Ahead of screenings of Ellen Cantor's Pinochet Porn at the ICA this weekend, we spoke to one of the artist's close friends and collaborators about her final work
There’s a scene in Ellen Cantor’s Pinochet Porn where a sad clown sits forlornly on a grubby Manhattan stoop. A lilac dot falls from her costume; she dolefully sticks it back on. It’s a tiny moment that may or may not be accidental, but it feels like a poignant little microcosm of hope, failure and sadness. Other snippets in the film’s sprawling two-hour journey include horrific piles of Holocaust victims’ corpses; the Twin Towers falling; a woman in a French maid outfit having sex with a man dressed as the titular Pinochet; Pepsi Cola ads; champion unicyclists.
It’s a jarring melange of motifs and ideas, collaged of Cantor’s Super 8 footage, her drawings, and archival material. These are tied together into an episodic narrative telling the stories of five characters each directly or indirectly impacted by Pinochet’s dictatorship. That’s the simplistic description of the film, which debuted at MoMA last year and is screening this weekend at London’s ICA, but is really the tip of the iceberg of an epic which blends tragedy and comedy in both its content and its creation. Made between 2008 and 2016, it was the piece that dominated Cantor’s life in the five years leading up to her passing in 2015. Its post-production was completed by Cantor’s coterie of friends and collaborators, who worked according to the directives she left behind.
Lia Gangitano, founder of NY Lower East Side art space Participant Inc., is one of the closest to the project. It was in her gallery that the idea for the film was conceived in 2008 to bring to life a series of 83 drawings by Cantor that she was showing. Gangitano was “tricked,” as she affectionally puts it, into playing one of the film’s main roles (Pinochet’s fictional twin daughters) and has been instrumental in the film’s editing and distribution.
The experimental nature of Pinochet Porn makes for an unusually intense experience for a cinema screening: surely the idea of viewing it with others, almost like a collective meditation, would make it seem all the more potent. “Absolutely, and meditation was such an important part of Ellen’s life,” says Gangitano. “You can see it in the way she made drawings: she would sometimes make the same drawing over and over again. Her editing process is like her drawings, repeating and cutting certain things a certain number of times to create a trance or meditative state.” Towards the end of the film, a woman’s voiceover repeats that she and her lover “made love for 14 days and 14 nights,” 14 times. It feels like a ritualistic incantation that makes the viewer question their own lives as much as those they see on screen.

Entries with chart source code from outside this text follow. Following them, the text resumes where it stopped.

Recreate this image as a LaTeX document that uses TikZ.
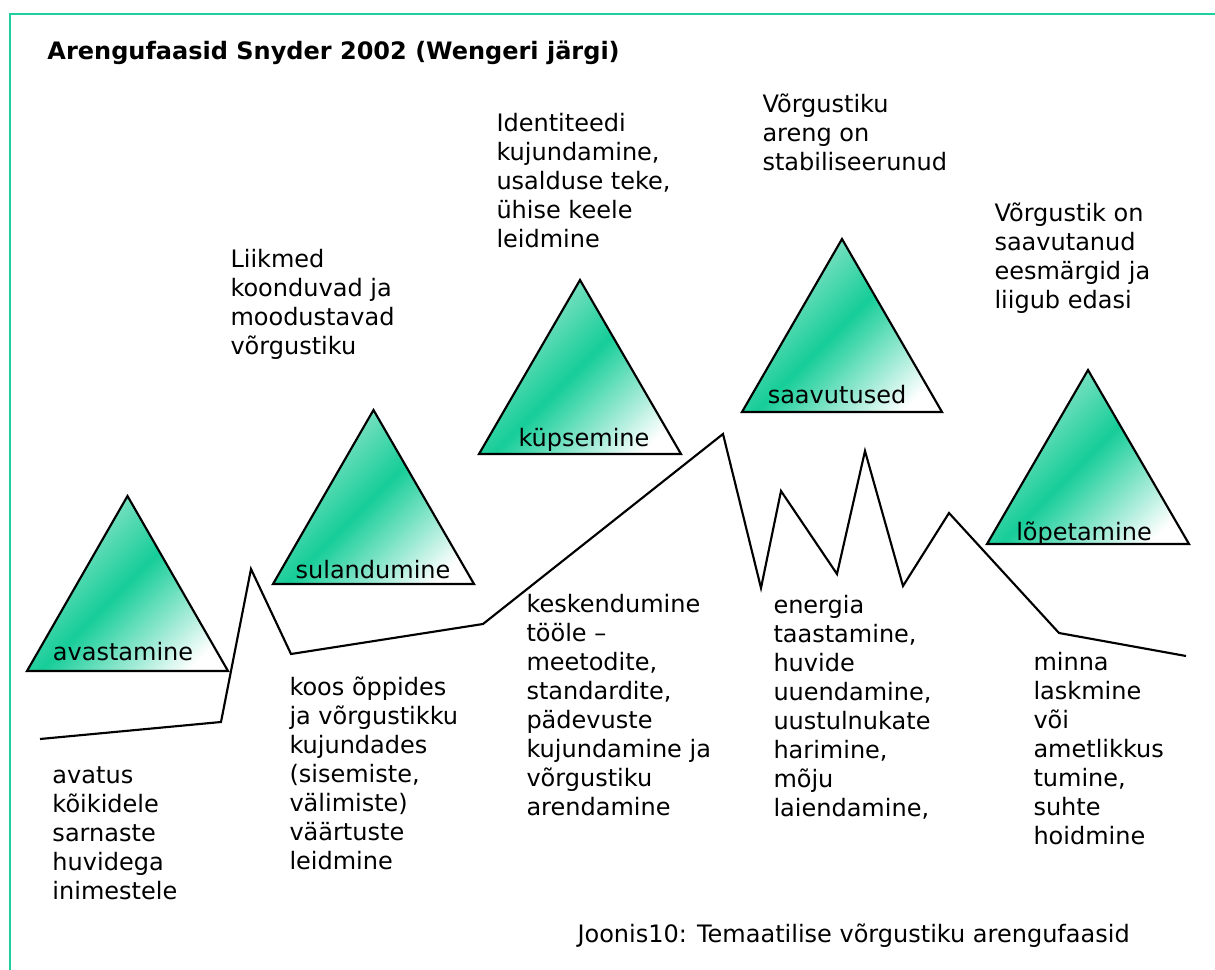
\documentclass[tikz,border=0pt]{standalone}
\usepackage{fontspec}
\setmainfont{DejaVu Sans}

\definecolor{mint}{RGB}{22,205,152}
\definecolor{mintlight}{RGB}{180,236,218}
\definecolor{framegreen}{RGB}{30,208,160}

\pgfdeclareverticalshading{phaseshade}{100bp}{color(0bp)=(white); color(22bp)=(white); color(50bp)=(mint); color(78bp)=(mintlight); color(100bp)=(mintlight)}

\tikzset{every picture/.style={line width=0.75pt}}
\tikzset{
  phase/.style={draw=black, line width=1.6pt, shading=phaseshade, shading angle=45},
  txt/.style={anchor=north west, inner sep=0pt, align=left, font=\fontsize{18}{21.75}\selectfont},
  lbl/.style={anchor=base, inner sep=0pt, font=\fontsize{18}{21.75}\selectfont},
}

\begin{document}
\begin{tikzpicture}[x=0.75pt,y=0.75pt,yscale=-1,xscale=1]
\useasboundingbox (0,0) rectangle (1215,970);

%Frame
\draw [color=framegreen, line width=2pt] (1215,14) -- (10,14) -- (10,970) ;

%Shape: Triangle [avastamine]
\shadedraw [phase] (27,671) -- (127.5,496) -- (228,671) -- cycle ;
%Shape: Triangle [sulandumine]
\shadedraw [phase] (273,584) -- (373.5,410) -- (474,584) -- cycle ;
%Shape: Triangle [kupsemine]
\shadedraw [phase] (479,454) -- (580,280) -- (681,454) -- cycle ;
%Shape: Triangle [saavutused]
\shadedraw [phase] (742,412) -- (842,239) -- (942,412) -- cycle ;
%Shape: Triangle [lopetamine]
\shadedraw [phase] (987,544) -- (1088,370) -- (1189,544) -- cycle ;

%Straight Lines [zigzag]
\draw [line width=1.6pt] (40,739) -- (221,722) -- (251,569) -- (291,654) -- (483,624) -- (723,434) -- (761,588) -- (781,491) -- (837,574) -- (865,451) -- (903,586) -- (949,513) -- (1059,633) -- (1186,656) ;

% Text Node
\node [lbl, anchor=base west, font=\fontsize{18}{21.75}\selectfont\bfseries] (title) at (47,60) {Arengufaasid Snyder 2002 (Wengeri järgi)};
% Text Node
\node [lbl] (avastamine) at (123,660) {avastamine};
% Text Node
\node [lbl] (sulandumine) at (373,578) {sulandumine};
% Text Node
\node [lbl] (kupsemine) at (584,446) {küpsemine};
% Text Node
\node [lbl] (saavutused) at (837,403) {saavutused};
% Text Node
\node [lbl] (lopetamine) at (1084,540) {lõpetamine};
% Text Node
\node [txt] (ylal1) at (230,247) {\strut Liikmed\\koonduvad ja\\moodustavad\\võrgustiku};
% Text Node
\node [txt] (ylal2) at (496,111) {\strut Identiteedi\\kujundamine,\\usalduse teke,\\ühise keele\\leidmine};
% Text Node
\node [txt] (ylal3) at (762,92) {\strut Võrgustiku\\areng on\\stabiliseerunud};
% Text Node
\node [txt] (ylal4) at (994,201) {\strut Võrgustik on\\saavutanud\\eesmärgid ja\\liigub edasi};
% Text Node
\node [txt] (all1) at (52,763) {\strut avatus\\kõikidele\\sarnaste\\huvidega\\inimestele};
% Text Node
\node [txt] (all2) at (289,675) {\strut koos õppides\\ja võrgustikku\\kujundades\\(sisemiste,\\välimiste)\\väärtuste\\leidmine};
% Text Node
\node [txt] (all3) at (526,592) {\strut keskendumine\\tööle –\\meetodite,\\standardite,\\pädevuste\\kujundamine ja\\võrgustiku\\arendamine};
% Text Node
\node [txt] (all4) at (773,593) {\strut energia\\taastamine,\\huvide\\uuendamine,\\uustulnukate\\harimine,\\mõju\\laiendamine,};
% Text Node
\node [txt] (all5) at (1033,650) {\strut minna\\laskmine\\või\\ametlikkus\\tumine,\\suhte\\hoidmine};
% Text Node
\node [lbl, anchor=base west] (joonis) at (577,942) {Joonis10: Temaatilise võrgustiku arengufaasid};

\end{tikzpicture}
\end{document}
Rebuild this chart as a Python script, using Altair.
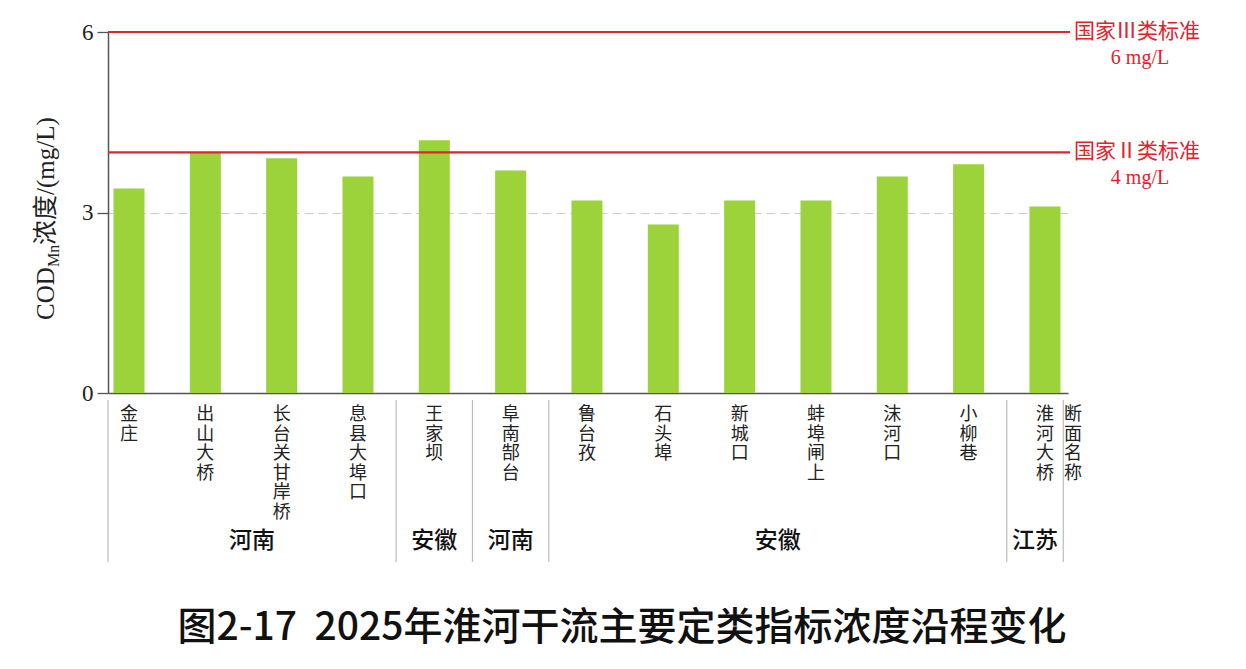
import altair as alt
import pandas as pd

# ---- data ----
stations = ["金庄", "出山大桥", "长台关甘岸桥", "息县大埠口", "王家坝", "阜南郜台",
            "鲁台孜", "石头埠", "新城口", "蚌埠闸上", "沫河口", "小柳巷", "淮河大桥"]
values = [3.4, 4.0, 3.9, 3.6, 4.2, 3.7, 3.2, 2.8, 3.2, 3.2, 3.6, 3.8, 3.1]

provinces = ["河南", "安徽", "河南", "安徽", "江苏"]
province_first = [0, 4, 5, 6, 12]
province_last = [3, 4, 5, 11, 12]

ref_values = [6, 4]
ref_names = ["国家Ⅲ类标准", "国家Ⅱ类标准"]
ref_units = ["6 mg/L", "4 mg/L"]

y_ticks = [0, 3, 6]
title_text = "图2-17\u00a0\u00a02025年淮河干流主要定类指标浓度沿程变化"

# ---- layout helpers ----
X_MIN, X_MAX = -0.275, 12.302
RIGHT_EDGE = 12.24
W, H = 960, 361
GREEN = "#9cd23a"
RED = "#e1232b"
SERIF = "Liberation Serif, Noto Sans CJK SC"
CJK = "Noto Sans CJK SC"

bars_df = pd.DataFrame({"idx": list(range(len(stations))), "station": stations,
                        "value": values,
                        "label": ["\n".join(list(s)) for s in stations]})

bounds = []
prov_rows = []
for name, a, b in zip(provinces, province_first, province_last):
    left = X_MIN if a == 0 else a - 0.5
    right = RIGHT_EDGE if b == len(stations) - 1 else b + 0.5
    bounds.append(left)
    prov_rows.append({"prov": name, "mid": (left + right) / 2})
bounds.append(RIGHT_EDGE)
sep_df = pd.DataFrame({"pos": bounds})
prov_df = pd.DataFrame(prov_rows)
ref_df = pd.DataFrame({"v": ref_values, "name": ref_names, "unit": ref_units})

xscale = alt.Scale(domain=[X_MIN, X_MAX], nice=False, zero=False, padding=0)
yscale = alt.Scale(domain=[0, 6], nice=False)

bars = alt.Chart(bars_df).mark_bar(size=31, color=GREEN).encode(
    x=alt.X("idx:Q", scale=xscale,
            axis=alt.Axis(labels=False, ticks=False, grid=False, title=None,
                          domainColor="#555555", domainWidth=1.5)),
    y=alt.Y("value:Q", scale=yscale,
            axis=alt.Axis(values=y_ticks, format="d", title=None, tickSize=11,
                          tickColor="#555555", tickWidth=1.3,
                          domainColor="#555555", domainWidth=1.5,
                          labelFont="Liberation Serif", labelFontSize=23,
                          labelColor="#222222", labelPadding=4,
                          grid=True, gridColor="#cccccc", gridDash=[9, 5],
                          gridWidth=1)),
)

ref_rules = alt.Chart(ref_df).mark_rule(color=RED, strokeWidth=2.2).encode(
    y=alt.Y("v:Q", scale=yscale), x=alt.value(0), x2=alt.value(962))

ref_names_txt = alt.Chart(ref_df).mark_text(
    align="left", baseline="middle", font=CJK, fontSize=21, color=RED
).encode(y=alt.Y("v:Q", scale=yscale), x=alt.value(966), text="name:N")

ref_units_txt = alt.Chart(ref_df).mark_text(
    align="center", baseline="middle", font="Liberation Serif", fontSize=20,
    color=RED, dy=26
).encode(y=alt.Y("v:Q", scale=yscale), x=alt.value(1032), text="unit:N")

station_txt = alt.Chart(bars_df).mark_text(
    align="center", baseline="top", font=CJK, fontSize=18, lineHeight=19.5,
    lineBreak="\n", color="#222222"
).encode(x=alt.X("idx:Q", scale=xscale), y=alt.value(374), text="label:N")

section_txt = alt.Chart(pd.DataFrame({"t": ["断\n面\n名\n称"]})).mark_text(
    align="center", baseline="top", font=CJK, fontSize=18, lineHeight=19.5,
    lineBreak="\n", color="#222222"
).encode(x=alt.value(965), y=alt.value(374), text="t:N")

seps = alt.Chart(sep_df).mark_rule(color="#bbbbbb", strokeWidth=1.2).encode(
    x=alt.X("pos:Q", scale=xscale), y=alt.value(368), y2=alt.value(530))

prov_txt = alt.Chart(prov_df).mark_text(
    align="center", baseline="middle", font=CJK, fontSize=23, fontWeight=500,
    color="#111111"
).encode(x=alt.X("mid:Q", scale=xscale), y=alt.value(509), text="prov:N")

# y-axis title composed (COD with subscript Mn)
yt1 = alt.Chart(pd.DataFrame({"t": ["COD"]})).mark_text(
    angle=270, align="left", baseline="alphabetic", font="Liberation Serif",
    fontSize=25, color="#222222"
).encode(x=alt.value(-54), y=alt.value(288), text="t:N")
yt2 = alt.Chart(pd.DataFrame({"t": ["Mn"]})).mark_text(
    angle=270, align="left", baseline="alphabetic", font="Liberation Serif",
    fontSize=16, color="#222222"
).encode(x=alt.value(-49), y=alt.value(235), text="t:N")
yt3 = alt.Chart(pd.DataFrame({"t": ["浓度/(mg/L)"]})).mark_text(
    angle=270, align="left", baseline="alphabetic", font=SERIF,
    fontSize=25, color="#222222"
).encode(x=alt.value(-54), y=alt.value(213), text="t:N")

title_txt = alt.Chart(pd.DataFrame({"t": [title_text]})).mark_text(
    align="center", baseline="middle", font=CJK, fontSize=39, fontWeight=500,
    color="#111111"
).encode(x=alt.value(514), y=alt.value(596), text="t:N")

chart = alt.layer(
    bars, ref_rules, ref_names_txt, ref_units_txt, station_txt, section_txt,
    seps, prov_txt, yt1, yt2, yt3, title_txt
).properties(
    width=W, height=H,
    autosize=alt.AutoSizeParams(type="none"),
    padding={"left": 108, "top": 32, "right": 178, "bottom": 276},
    background="white",
).configure_view(stroke=None)

chart.save("out.html", embed_options={"renderer": "svg", "actions": False})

The characters’ stories unravel against the backdrop of a dictatorship, and there’s no shrinking from brutality: testimonies of torture are read unedited, the sex scene (acted by Cantor herself) is actual sex. Why did it all have to be real? “Something that’s always been a big part of her work is asking what constitutes the pornographic,” says Gangitano. “That’s tied into why she presented explicitly violent and horrific footage against sexualised imagery. It’s making a very clear statement: what’s pornographic is systematic violence, not sex. She felt strongly that sexually explicit work made by women in particular was valid and powerful.”
Such viscerally tragic or sexualised motifs iterate throughout the film, juxtaposed with stories of love, partying, self-destruction, addiction, friendship, and loneliness. “I think ultimately she was hoping to look towards a way to break the imposed structures of annihilation she saw in the characters’ young lives that they keep on reproducing,” says Gangitano.
Despite these prodigious themes, Pinochet Porn is often exuberantly playful. You can tell it’s the product of a group of people who are not just artistic collaborators, but friends “kind of messing around,” as Gangitano puts it. Cantor was learning filmmaking as she went, as testified by the multifarious editing styles. The film’s opening ashram scene is a charmingly camp romp that feels like something Kenneth Anger or Derek Jarman would concoct from a wild east London afterparty, starring artist Cerith Wyn Evans (the current Tate Britain commission artist) as a recumbent “sex guru”. Other scenes feel like slapstick silent movies moments; some are comically Eurotrash; others move into far more nuanced territory.
It must’ve been a bittersweet task completing the film, effectively staving off the grieving process in the editing suite. “It was really Ellen’s utter commitment and obsession with finishing the film that held us all together,” says Gangitano. “It never really occurred to any of us she wouldn’t finish, as the film was her life. And we thought it would keep her alive.”
The film ends with a plaintive and prescient question: is tragedy a choice? Cantor took the phrase from a piece written by her writer friend Deborah Drier, and had been “percolating” in her work throughout the decades before she made Pinochet Porn. But what does it mean? “In a way the film actually insinuates that it is a choice,” Gangitano muses. “‘Structures of annihilation’ was a term Ellen used, and I think she is interested in undoing them. She wanted very much the film to be about living, and, you know, living a life that dismantles those structures.”
Pinochet Porn is showing at the Institute of Contemporary Arts on June 9, 10 and 11, 2017.